→ Problem statement:
Retype exactly what runs from the first line of the data to the line with "const ref = useRef<HTMLDivElement>(null);", keeping both of those lines and skipping pictures.

→ Collected material:
_ _ _ _

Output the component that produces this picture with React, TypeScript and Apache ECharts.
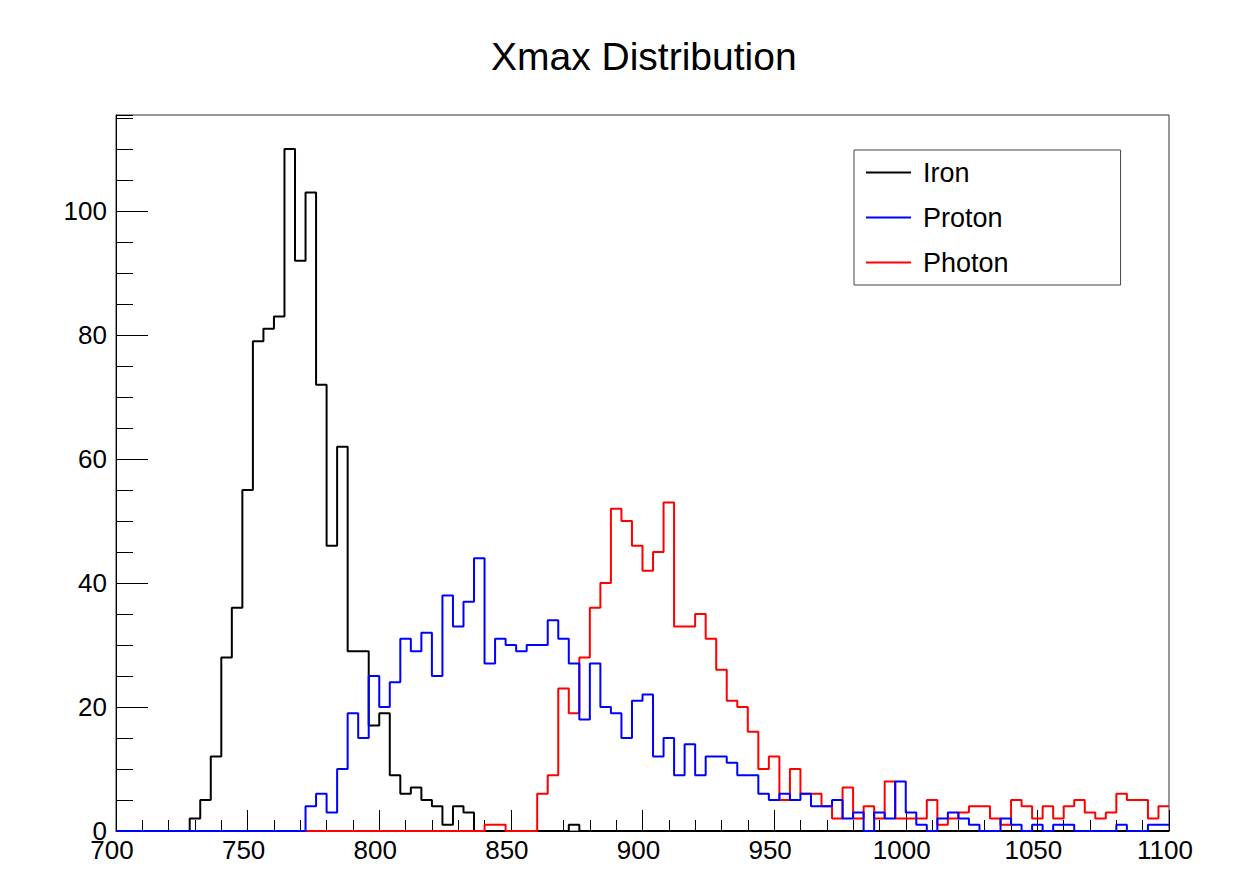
import React, { useEffect, useRef } from "react";
import * as echarts from "echarts";

const BIN_START = 700;
const BIN_WIDTH = 4;
const X_MIN = 700;
const X_MAX = 1100;
const Y_MAX = 115.5;

const chartTitle = "Xmax Distribution";
const seriesNames = ["Iron", "Proton", "Photon"];
const seriesColors = ["#000000", "#0000ff", "#ff0000"];

// counts per 4-unit bin, starting at 700
const ironCounts = [
  0, 0, 0, 0, 0, 0, 0, 2, 5, 12,
  28, 36, 55, 79, 81, 83, 110, 92, 103, 72,
  46, 62, 29, 29, 17, 19, 9, 6, 7, 5,
  4, 1, 4, 3, 0, 0, 0, 0, 0, 0,
  0, 0, 0, 1, 0, 0, 0, 0, 0, 0,
  0, 0, 0, 0, 0, 0, 0, 0, 0, 0,
  0, 0, 0, 0, 0, 0, 0, 0, 0, 0,
  0, 0, 0, 0, 0, 0, 0, 0, 0, 0,
  0, 0, 0, 0, 0, 0, 0, 0, 0, 0,
  0, 0, 0, 0, 0, 0, 0, 0, 0, 0,
];

const protonCounts = [
  0, 0, 0, 0, 0, 0, 0, 0, 0, 0,
  0, 0, 0, 0, 0, 0, 0, 0, 4, 6,
  3, 10, 19, 15, 25, 20, 24, 31, 29, 32,
  25, 38, 33, 37, 44, 27, 31, 30, 29, 30,
  30, 34, 31, 27, 18, 27, 20, 19, 15, 21,
  22, 12, 15, 9, 14, 9, 12, 12, 11, 9,
  9, 6, 5, 6, 5, 6, 4, 4, 5, 2,
  3, 0, 3, 2, 8, 3, 1, 0, 2, 3,
  2, 1, 0, 0, 2, 1, 0, 1, 0, 1,
  1, 0, 0, 0, 0, 1, 0, 0, 1, 1,
];

const photonCounts = [
  0, 0, 0, 0, 0, 0, 0, 0, 0, 0,
  0, 0, 0, 0, 0, 0, 0, 0, 0, 0,
  0, 0, 0, 0, 0, 0, 0, 0, 0, 0,
  0, 0, 0, 0, 0, 1, 1, 0, 0, 0,
  6, 9, 23, 19, 28, 36, 40, 52, 50, 46,
  42, 45, 53, 33, 33, 35, 31, 26, 21, 20,
  16, 10, 12, 5, 10, 6, 6, 4, 2, 7,
  2, 4, 2, 8, 2, 2, 2, 5, 1, 2,
  3, 4, 4, 2, 1, 5, 4, 2, 4, 2,
  4, 5, 3, 2, 3, 6, 5, 5, 2, 4,
];

const FONT = "'Liberation Sans', Arial, Helvetica, sans-serif";

function toSteps(counts: number[]): number[][] {
  const pts = counts.map((v, i) => [BIN_START + i * BIN_WIDTH, v]);
  pts.push([BIN_START + counts.length * BIN_WIDTH, counts[counts.length - 1]]);
  return pts;
}

function histSeries(name: string, color: string, counts: number[]) {
  return {
    name,
    type: "line",
    step: "end",
    showSymbol: false,
    symbol: "none",
    color,
    itemStyle: { color },
    lineStyle: { color, width: 2 },
    data: toSteps(counts),
    silent: true,
  };
}

export default function App() {
  const ref = useRef<HTMLDivElement>(null);

  useEffect(() => {
    if (!ref.current) return;
    const chart = echarts.init(ref.current, undefined, { renderer: "svg" });
    chart.setOption({
      animation: false,
      backgroundColor: "#ffffff",
      title: {
        text: chartTitle,
        left: 486,
        top: 32,
        textStyle: {
          fontSize: 39,
          fontWeight: "normal",
          color: "#000",
          fontFamily: FONT,
        },
      },
      legend: {
        orient: "vertical",
        left: 854,
        top: 150,
        data: seriesNames,
        icon: "rect",
        itemWidth: 45,
        itemHeight: 2,
        itemGap: 18,
        padding: [9, 112, 9, 12],
        borderColor: "#444",
        borderWidth: 1,
        backgroundColor: "#fff",
        textStyle: {
          fontSize: 27,
          lineHeight: 27,
          color: "#000",
          fontFamily: FONT,
          padding: [0, 0, 0, 7],
        },
      },
      grid: {
        left: 116,
        right: 67,
        top: 115,
        bottom: 41,
        show: true,
        borderColor: "#333",
        borderWidth: 1,
        containLabel: false,
        outerBoundsMode: "none",
      },
      xAxis: {
        type: "value",
        min: X_MIN,
        max: X_MAX,
        interval: 50,
        axisLine: { show: true, onZero: false, lineStyle: { color: "#000", width: 1 } },
        axisTick: { show: true, inside: true, length: 21, lineStyle: { color: "#000", width: 1 } },
        minorTick: { show: true, splitNumber: 5, length: 11, lineStyle: { color: "#000", width: 1 } },
        axisLabel: {
          fontSize: 26,
          color: "#000",
          margin: 6,
          padding: [0, 8, 0, 0],
          fontFamily: FONT,
          formatter: (v: number) => String(v),
        },
        splitLine: { show: false },
      },
      yAxis: [
        {
          type: "value",
          position: "left",
          min: 0,
          max: Y_MAX,
          interval: 20,
          axisLine: { show: true, onZero: false, lineStyle: { color: "#000", width: 1 } },
          axisTick: { show: true, inside: true, length: 32, lineStyle: { color: "#000", width: 1 } },
          axisLabel: {
            fontSize: 26,
            color: "#000",
            margin: 9,
            showMaxLabel: false,
            fontFamily: FONT,
            formatter: (v: number) => String(v),
          },
          splitLine: { show: false },
        },
        {
          type: "value",
          position: "left",
          offset: 0,
          min: 0,
          max: Y_MAX,
          interval: 5,
          axisLine: { show: false },
          axisTick: { show: true, inside: true, length: 17, lineStyle: { color: "#000", width: 1 } },
          axisLabel: { show: false },
          splitLine: { show: false },
        },
      ],
      series: [
        histSeries(seriesNames[0], seriesColors[0], ironCounts),
        histSeries(seriesNames[2], seriesColors[2], photonCounts),
        histSeries(seriesNames[1], seriesColors[1], protonCounts),
      ],
    });
    return () => {
      chart.dispose();
    };
  }, []);

  return (
    <div
      ref={ref}
      style={{ position: "absolute", left: 0, top: 0, width: 1236, height: 872 }}
    />
  );
}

_ _ _ _

→ Problem solution:
Output the component that produces this picture with React, TypeScript and Apache ECharts.
import React, { useEffect, useRef } from "react";
import * as echarts from "echarts";

const BIN_START = 700;
const BIN_WIDTH = 4;
const X_MIN = 700;
const X_MAX = 1100;
const Y_MAX = 115.5;

const chartTitle = "Xmax Distribution";
const seriesNames = ["Iron", "Proton", "Photon"];
const seriesColors = ["#000000", "#0000ff", "#ff0000"];

// counts per 4-unit bin, starting at 700
const ironCounts = [
  0, 0, 0, 0, 0, 0, 0, 2, 5, 12,
  28, 36, 55, 79, 81, 83, 110, 92, 103, 72,
  46, 62, 29, 29, 17, 19, 9, 6, 7, 5,
  4, 1, 4, 3, 0, 0, 0, 0, 0, 0,
  0, 0, 0, 1, 0, 0, 0, 0, 0, 0,
  0, 0, 0, 0, 0, 0, 0, 0, 0, 0,
  0, 0, 0, 0, 0, 0, 0, 0, 0, 0,
  0, 0, 0, 0, 0, 0, 0, 0, 0, 0,
  0, 0, 0, 0, 0, 0, 0, 0, 0, 0,
  0, 0, 0, 0, 0, 0, 0, 0, 0, 0,
];

const protonCounts = [
  0, 0, 0, 0, 0, 0, 0, 0, 0, 0,
  0, 0, 0, 0, 0, 0, 0, 0, 4, 6,
  3, 10, 19, 15, 25, 20, 24, 31, 29, 32,
  25, 38, 33, 37, 44, 27, 31, 30, 29, 30,
  30, 34, 31, 27, 18, 27, 20, 19, 15, 21,
  22, 12, 15, 9, 14, 9, 12, 12, 11, 9,
  9, 6, 5, 6, 5, 6, 4, 4, 5, 2,
  3, 0, 3, 2, 8, 3, 1, 0, 2, 3,
  2, 1, 0, 0, 2, 1, 0, 1, 0, 1,
  1, 0, 0, 0, 0, 1, 0, 0, 1, 1,
];

const photonCounts = [
  0, 0, 0, 0, 0, 0, 0, 0, 0, 0,
  0, 0, 0, 0, 0, 0, 0, 0, 0, 0,
  0, 0, 0, 0, 0, 0, 0, 0, 0, 0,
  0, 0, 0, 0, 0, 1, 1, 0, 0, 0,
  6, 9, 23, 19, 28, 36, 40, 52, 50, 46,
  42, 45, 53, 33, 33, 35, 31, 26, 21, 20,
  16, 10, 12, 5, 10, 6, 6, 4, 2, 7,
  2, 4, 2, 8, 2, 2, 2, 5, 1, 2,
  3, 4, 4, 2, 1, 5, 4, 2, 4, 2,
  4, 5, 3, 2, 3, 6, 5, 5, 2, 4,
];

const FONT = "'Liberation Sans', Arial, Helvetica, sans-serif";

function toSteps(counts: number[]): number[][] {
  const pts = counts.map((v, i) => [BIN_START + i * BIN_WIDTH, v]);
  pts.push([BIN_START + counts.length * BIN_WIDTH, counts[counts.length - 1]]);
  return pts;
}

function histSeries(name: string, color: string, counts: number[]) {
  return {
    name,
    type: "line",
    step: "end",
    showSymbol: false,
    symbol: "none",
    color,
    itemStyle: { color },
    lineStyle: { color, width: 2 },
    data: toSteps(counts),
    silent: true,
  };
}

export default function App() {
  const ref = useRef<HTMLDivElement>(null);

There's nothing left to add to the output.